If that is true, then our economic and trade policy is to blame, not the invisible hand.

Eric Hosemann writes:

I remember seeing a lot of American-made shovels, spades and rakes for sale in hardware stores, 30 years ago. Now, most garden implements I see for sale are made in China. As best I can tell, this is an ideal situation for all parties. I cannot think of one good reason why American workers should be condemned to make shovels forever, or Chinese workers should be condemned to poverty. That would be the result if American manufacturing fetishism had a lock on policy making back in the 80's.

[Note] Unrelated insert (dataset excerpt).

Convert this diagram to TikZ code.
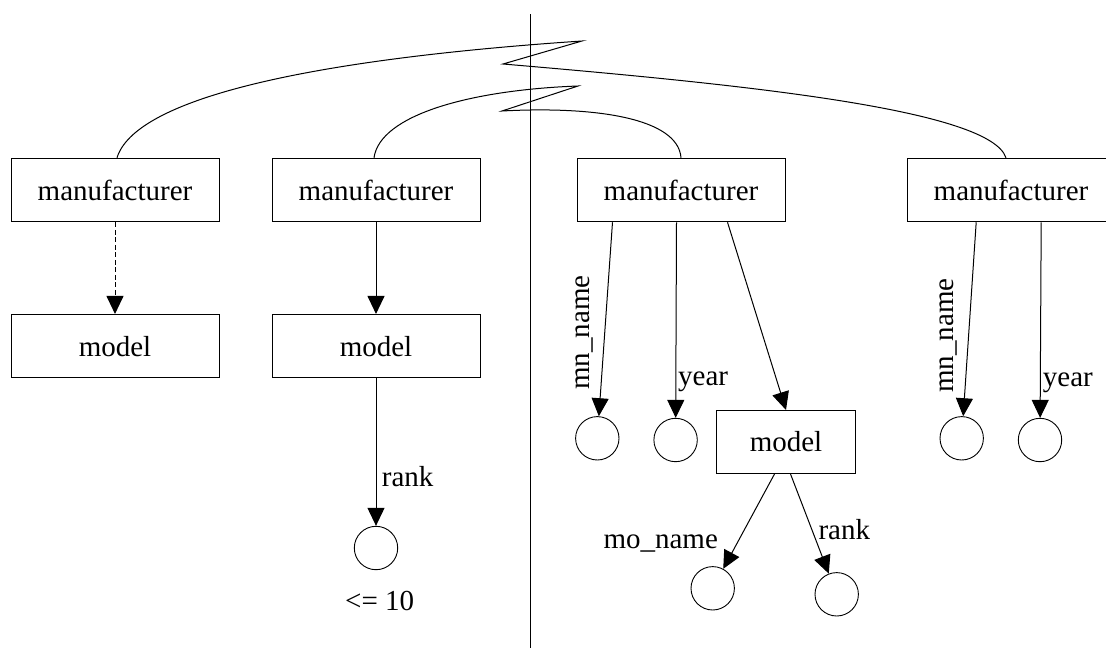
\documentclass[tikz,border=0pt]{standalone}
\usepackage{fontspec}
\setmainfont{Liberation Serif}
\usetikzlibrary{arrows.meta,calc}
\begin{document}
\begin{tikzpicture}[x=1pt,y=-1pt,
  every node/.style={font=\fontsize{29}{34}\selectfont},
  box/.style={draw, line width=1pt, minimum width=208pt, minimum height=63.5pt, inner sep=0pt},
  smallbox/.style={box, minimum width=139pt, minimum height=63pt},
  attr/.style={draw, circle, line width=0.9pt, minimum size=43.4pt, inner sep=0pt},
  link/.style={line width=1pt, -{Triangle[length=18pt,width=17pt]}},
  optional/.style={dash pattern=on 5pt off 2.5pt},
  lbl/.style={inner sep=0pt, anchor=base west},
  tree/.style={line width=1pt}
]
\clip (0,0) rectangle (1106,648);

% separator between the two halves
\coordinate (vtop) at (530,14);
\coordinate (vbot) at (530,648);
\draw[tree] (vtop) -- (vbot);

% element boxes
\node[box] (b1) at (115,190) {manufacturer};
\node[box] (b2) at (376,190) {manufacturer};
\node[box] (b3) at (681,190) {manufacturer};
\node[box] (b4) at (1011,190) {manufacturer};
\node[box] (m1) at (115,346.2) {model};
\node[box] (m2) at (376,346.2) {model};
\node[smallbox] (m3) at (786,442) {model};

% attribute circles
\node[attr] (c1) at (376,548) {};
\node[attr] (c2) at (597.3,438.3) {};
\node[attr] (c3) at (675.6,440) {};
\node[attr] (c4) at (712.7,588.3) {};
\node[attr] (c5) at (836.7,594.3) {};
\node[attr] (c6) at (961.7,438.3) {};
\node[attr] (c7) at (1040,440) {};

% zigzag break points of the pairing arcs
\coordinate (za) at (582,41);
\coordinate (zb) at (503,64);
\coordinate (zc) at (578,86);
\coordinate (zd) at (502,111);

% pairing arcs
\draw[tree] ($(b1.north)+(2,0)$) .. controls (135,100) and (300,60) .. (za)
  -- (zb) .. controls (750,85) and (990,110) .. ($(b4.north)+(-5,0)$);
\draw[tree] ($(b2.north)+(-2,0)$) .. controls (380,115) and (470,90) .. (zc)
  -- (zd) .. controls (595,106) and (678,118) .. (b3.north);

% edges
\draw[link, optional] (b1) -- (m1);
\draw[link] (b2) -- (m2);
\draw[link] (m2) -- (c1);
\draw[link] ($(b3.south west)+(36,0)$) -- (c2);
\draw[link] ($(b3.south west)+(100,0)$) -- (c3);
\draw[link] ($(b3.south west)+(151,0)$) -- (m3.north);
\draw[link] ($(m3.south west)+(58.5,0)$) -- (c4);
\draw[link] ($(m3.south west)+(74.5,0)$) -- (c5);
\draw[link] ($(b4.south west)+(69.7,0)$) -- (c6);
\draw[link] ($(b4.south west)+(134.7,0)$) -- (c7);

% edge labels
\node[lbl] (lrank1) at (381.7,486.7) {rank};
\node[lbl] (lcond) at (345,610) {<= 10};
\node[lbl, rotate=90] (lmn1) at (589.6,390) {mn\_name};
\node[lbl] (lyear1) at (678,385) {year};
\node[lbl, rotate=90] (lmn2) at (953.3,393) {mn\_name};
\node[lbl] (lyear2) at (1042.7,386.5) {year};
\node[lbl] (lmo) at (603.3,548.3) {mo\_name};
\node[lbl] (lrank2) at (818.3,539) {rank};
\end{tikzpicture}
\end{document}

David R. Henderson writes:

@DK,
This is all wonderful but I wonder what fate John Kay and David Henderson envision for about 50% of adult population that is 1) not capable of designing things to be made elsewhere, and 2) not needed in service jobs to cover needs of those who are capable?
I can't speak for John Kay, but I don't envision a specific fate for whatever % of the population it is. (I don't know where you got your 50% number but I'll take it as given.) No one can. But neither John Kay nor I needs to. Probably no one envisioned people who would have been telephone operators instead becoming baristas. We can't know that. What we can know is that there will be job opportunities for them and what we need to work on is getting rid of government barriers to their getting those opportunities.

@Costard,
Has anyone bothered to come up with a theory - even a rudimentary one - for why development should make a nation less competitive?
Yes. Ricardo came up with it. It's the theory of comparative advantage. It's not that a nation becomes less competitive generally. It becomes less competitive in some things and more competitive in others. Check this article.

daubery writes:

"Manufacturing fetishism - the idea that manufacturing is the central economic activity and everything else is somehow subordinate - is deeply ingrained in human thinking."

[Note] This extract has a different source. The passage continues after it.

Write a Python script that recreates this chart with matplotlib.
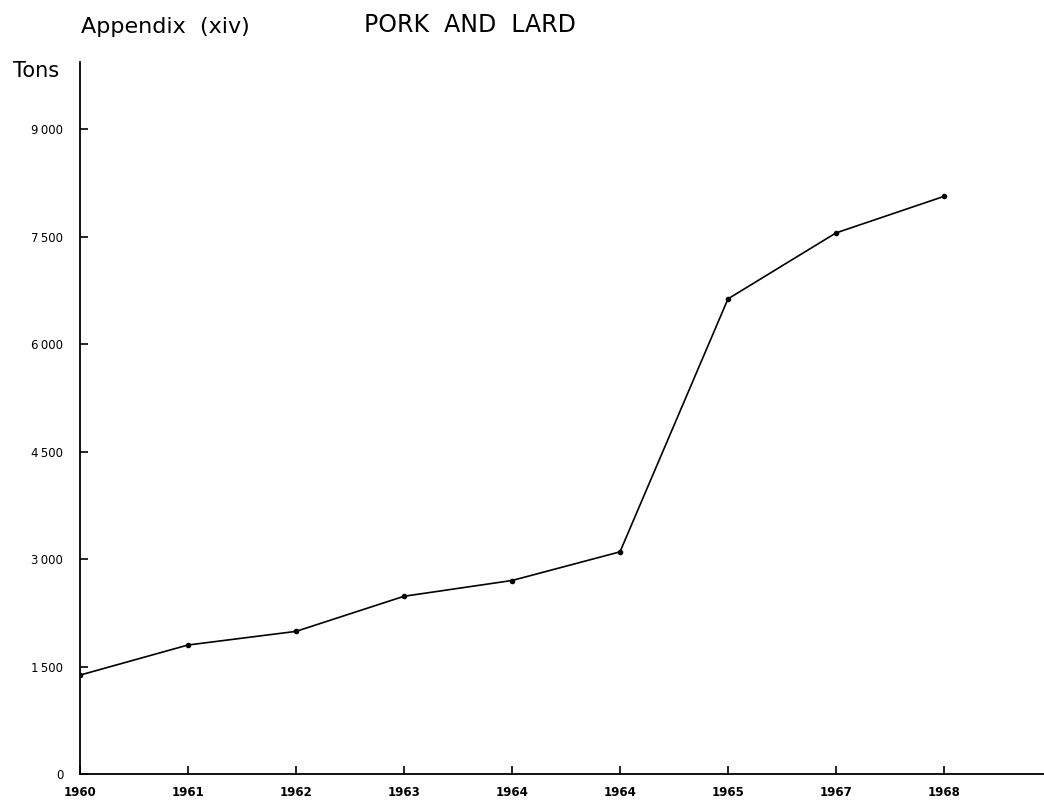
import matplotlib
matplotlib.use("Agg")
import matplotlib.pyplot as plt

# Data
year_labels = ["1960", "1961", "1962", "1963", "1964", "1964", "1965", "1967", "1968"]
tons = [1380, 1800, 1990, 2480, 2700, 3100, 6630, 7550, 8060]
y_ticks = [0, 1500, 3000, 4500, 6000, 7500, 9000]
y_tick_labels = ["0", "1\u2009500", "3\u2009000", "4\u2009500", "6\u2009000", "7\u2009500", "9\u2009000"]

plt.rcParams['font.family'] = ['DejaVu Sans']

W, H = 1044, 800
fig = plt.figure(figsize=(W / 100, H / 100), dpi=100)
ax = fig.add_axes([80 / W, 26 / H, (W - 80) / W, 712 / H])

x = list(range(len(tons)))
ax.plot(x, tons, color="black", linewidth=1.2, marker="o", markersize=3)

ax.set_xlim(0, (W - 80) / 108)
ax.set_ylim(0, 712 / (645 / 9000))

ax.set_xticks(x)
ax.set_xticklabels(year_labels, fontsize=8.5, fontweight="bold")
ax.set_yticks(y_ticks)
ax.set_yticklabels(y_tick_labels, fontsize=8.5)

ax.tick_params(axis="x", direction="in", length=6, width=1.2, pad=9)
ax.tick_params(axis="y", direction="in", length=6, width=1.2, pad=12)

for s in ["top", "right"]:
    ax.spines[s].set_visible(False)
for s in ["left", "bottom"]:
    ax.spines[s].set_linewidth(1.3)

fig.text(165 / W, 1 - 27 / H, "Appendix  (xiv)", fontsize=16, va="center", ha="center")
fig.text(470 / W, 1 - 25 / H, "PORK  AND  LARD", fontsize=17, va="center", ha="center")
fig.text(13 / W, 1 - 71 / H, "Tons", fontsize=15, va="center", ha="left")

fig.savefig("out.png", dpi=100)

Is it? If you go back about 200 years people seriously argued that agriculture was what produced "real" value and manufacturing was subsidiary. This makes some sense in a world where famines still occurred in most European countries - having cutlery and glass in your windows is not nearly as important. Today, people scarcely recognise agriculture as part of the economy because it is so easy. Food just exists in huge quantities without the perception of effort required to produce it.

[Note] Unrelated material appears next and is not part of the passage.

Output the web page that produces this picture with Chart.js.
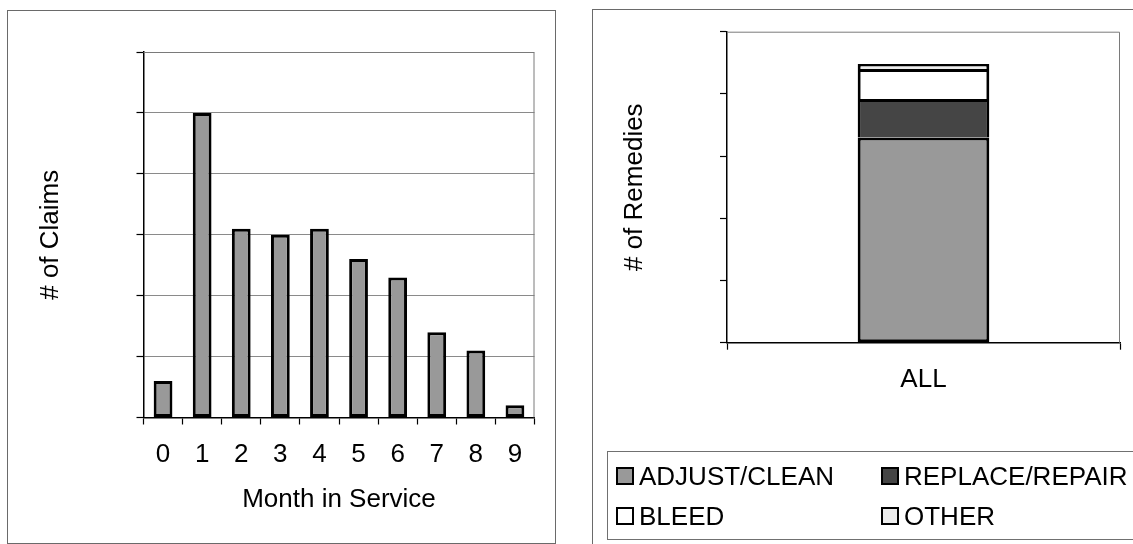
<!DOCTYPE html>
<html>
<head>
<meta charset="utf-8">
<script src="https://cdn.jsdelivr.net/npm/chart.js@4.4.1/dist/chart.umd.min.js"></script>
<style>
  html, body { margin: 0; padding: 0; background: #fff; width: 1133px; height: 544px; overflow: hidden;
    font-family: "Liberation Sans", Arial, sans-serif; }
  .panel { position: absolute; border: 1.5px solid #6a6a6a; box-sizing: border-box; }
  #p1 { left: 7px; top: 10px; width: 549px; height: 534px; }
  #p2 { left: 592px; top: 9px; width: 560px; height: 545px; }
  canvas { position: absolute; top: 0; }
  #c1 { left: 0; }
  #c2 { left: 560px; }
  #legend { position: absolute; left: 607px; top: 451px; width: 540px; height: 89px;
    border: 1.5px solid #707070; box-sizing: border-box; }
  .item { position: absolute; height: 30px; display: flex; align-items: center;
    font-size: 26px; color: #000; white-space: nowrap; }
  .sw { width: 18px; height: 18px; border: 2px solid #000; box-sizing: border-box; margin-right: 5px; }
</style>
</head>
<body>
<div class="panel" id="p1"></div>
<div class="panel" id="p2"></div>
<canvas id="c1" width="560" height="544"></canvas>
<canvas id="c2" width="573" height="544"></canvas>
<div id="legend"></div>
<script>
// Claims per month in service
const months = ['0', '1', '2', '3', '4', '5', '6', '7', '8', '9'];
const claims = [6, 50, 31, 30, 31, 26, 23, 14, 11, 2];
const claimsMax = 60;
const claimsStep = 10;

// Remedies, stacked in one column
const remedyCategories = ['ALL'];
const adjustClean = [165];
const replaceRepair = [31];
const bleed = [24];
const other = [4];
const remedyMax = 250;
const remedyStep = 50;

const FONT = '"Liberation Sans", Arial, sans-serif';

// Gray frame along the top and right edges of the plot area
const plotFrame = {
  id: 'plotFrame',
  beforeDatasetsDraw(chart) {
    const { ctx, chartArea: a } = chart;
    ctx.save();
    ctx.strokeStyle = '#7a7a7a';
    ctx.lineWidth = 1;
    ctx.beginPath();
    ctx.moveTo(a.left, a.top + 0.5);
    ctx.lineTo(a.right - 0.5, a.top + 0.5);
    ctx.lineTo(a.right - 0.5, a.bottom);
    ctx.stroke();
    ctx.restore();
  }
};

const axisFont = { size: 26, family: FONT };

new Chart(document.getElementById('c1'), {
  type: 'bar',
  data: {
    labels: months,
    datasets: [{
      label: '# of Claims',
      data: claims,
      backgroundColor: '#999999',
      borderColor: '#000',
      borderWidth: 3,
      borderSkipped: false,
      barPercentage: 0.48,
      categoryPercentage: 1
    }]
  },
  options: {
    responsive: false,
    animation: false,
    events: [],
    layout: { padding: { left: 35.4, top: 52, right: 25.5, bottom: 28.4 } },
    plugins: { legend: { display: false }, tooltip: { enabled: false } },
    scales: {
      x: {
        grid: { offset: true, drawOnChartArea: false, drawTicks: true, tickLength: 7, tickColor: '#000', tickWidth: 1.2 },
        border: { color: '#000', width: 1.5 },
        ticks: { color: '#000', font: axisFont, padding: 14.9, maxRotation: 0, autoSkip: false },
        title: { display: true, text: 'Month in Service', color: '#000', font: axisFont, padding: 0 },
        afterFit(s) { s.height = 98.1; }
      },
      y: {
        min: 0, max: claimsMax,
        ticks: { display: false, stepSize: claimsStep },
        grid: { color: '#8a8a8a', lineWidth: 1, drawTicks: true, tickLength: 7, tickColor: '#000', tickWidth: 1.2 },
        border: { color: '#000', width: 1.5 },
        title: { display: true, text: '# of Claims', color: '#000', font: axisFont, padding: 0 },
        afterFit(s) { s.width = 108.1; }
      }
    }
  },
  plugins: [plotFrame]
});

const segment = {
  borderColor: '#000',
  borderWidth: 3,
  barPercentage: 0.335,
  categoryPercentage: 1,
  stack: 'remedies'
};

const remedyChart = new Chart(document.getElementById('c2'), {
  type: 'bar',
  data: {
    labels: remedyCategories,
    datasets: [
      Object.assign({ label: 'ADJUST/CLEAN', data: adjustClean, backgroundColor: '#999999', borderSkipped: false }, segment),
      Object.assign({ label: 'REPLACE/REPAIR', data: replaceRepair, backgroundColor: '#454545', borderSkipped: 'bottom' }, segment),
      Object.assign({ label: 'BLEED', data: bleed, backgroundColor: '#ffffff', borderSkipped: 'bottom' }, segment),
      Object.assign({ label: 'OTHER', data: other, backgroundColor: '#ececec', borderSkipped: 'bottom' }, segment)
    ]
  },
  options: {
    responsive: false,
    animation: false,
    events: [],
    layout: { padding: { left: 59.4, top: 31.7, right: 13, bottom: 141.3 } },
    plugins: { legend: { display: false }, tooltip: { enabled: false } },
    scales: {
      x: {
        stacked: true,
        grid: { offset: true, drawOnChartArea: false, drawTicks: true, tickLength: 7, tickColor: '#000', tickWidth: 1.2 },
        border: { color: '#000', width: 1.5 },
        ticks: { color: '#000', font: axisFont, padding: 14.7 },
        afterFit(s) { s.height = 60; }
      },
      y: {
        stacked: true,
        min: 0, max: remedyMax,
        ticks: { display: false, stepSize: remedyStep },
        grid: { drawOnChartArea: false, drawTicks: true, tickLength: 7, tickColor: '#000', tickWidth: 1.2 },
        border: { color: '#000', width: 1.5 },
        title: { display: true, text: '# of Remedies', color: '#000', font: axisFont, padding: 0 },
        afterFit(s) { s.width = 107.6; }
      }
    }
  },
  plugins: [plotFrame]
});

// Two-column legend built from the remedy datasets
const legendBox = document.getElementById('legend');
const items = Chart.defaults.plugins.legend.labels.generateLabels(remedyChart);
const colX = [8, 273];
const rowY = [9, 49];
items.forEach((it, i) => {
  const el = document.createElement('div');
  el.className = 'item';
  el.style.left = colX[i % 2] + 'px';
  el.style.top = rowY[Math.floor(i / 2)] + 'px';
  const sw = document.createElement('span');
  sw.className = 'sw';
  sw.style.background = it.fillStyle;
  const tx = document.createElement('span');
  tx.textContent = it.text;
  el.appendChild(sw);
  el.appendChild(tx);
  legendBox.appendChild(el);
});
</script>
</body>
</html>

I think people might just be about 50-100 years behind the times in their thinking regardless of what that happens to be.

DK writes:

@David Henderson:
I don't envision a specific fate for whatever % of the population it is. ... No one can.

At least someone should think about it and try to envision what happens. Particularly if that someone proposes to do away with manufacturing fetish.

What we can know is that there will be job opportunities for them

Really? I am not sure about it. Let's hear more. How do you know that we can know? Simply declaring that "services will do nicely" does not sound particularly convincing.

Steve writes:

Must agree with DK I am not sure why you are so optimistic about job opportunities. It seems like it will only become harder to add value. The advent of the dumb machine allowed even below average workers to add a lot of value and an economic boom ensued. But as machines become smarter it requires their operators to become smarter as well. When the machine does the job better than the most skilled human then that "job" goes away. Even service industry jobs are not secure. I am looking forward to the fully automated fast food restaurant where my order is never messed up and the fries are cooked correctly every time. Let's face it slowly but surely those at the top of the economic ladder will want fewer interactions with those at the bottom. Currently the idea of funding the welfare state annoys the top people but eventually they will see it as a ticket to never having to deal with the "lower class" again.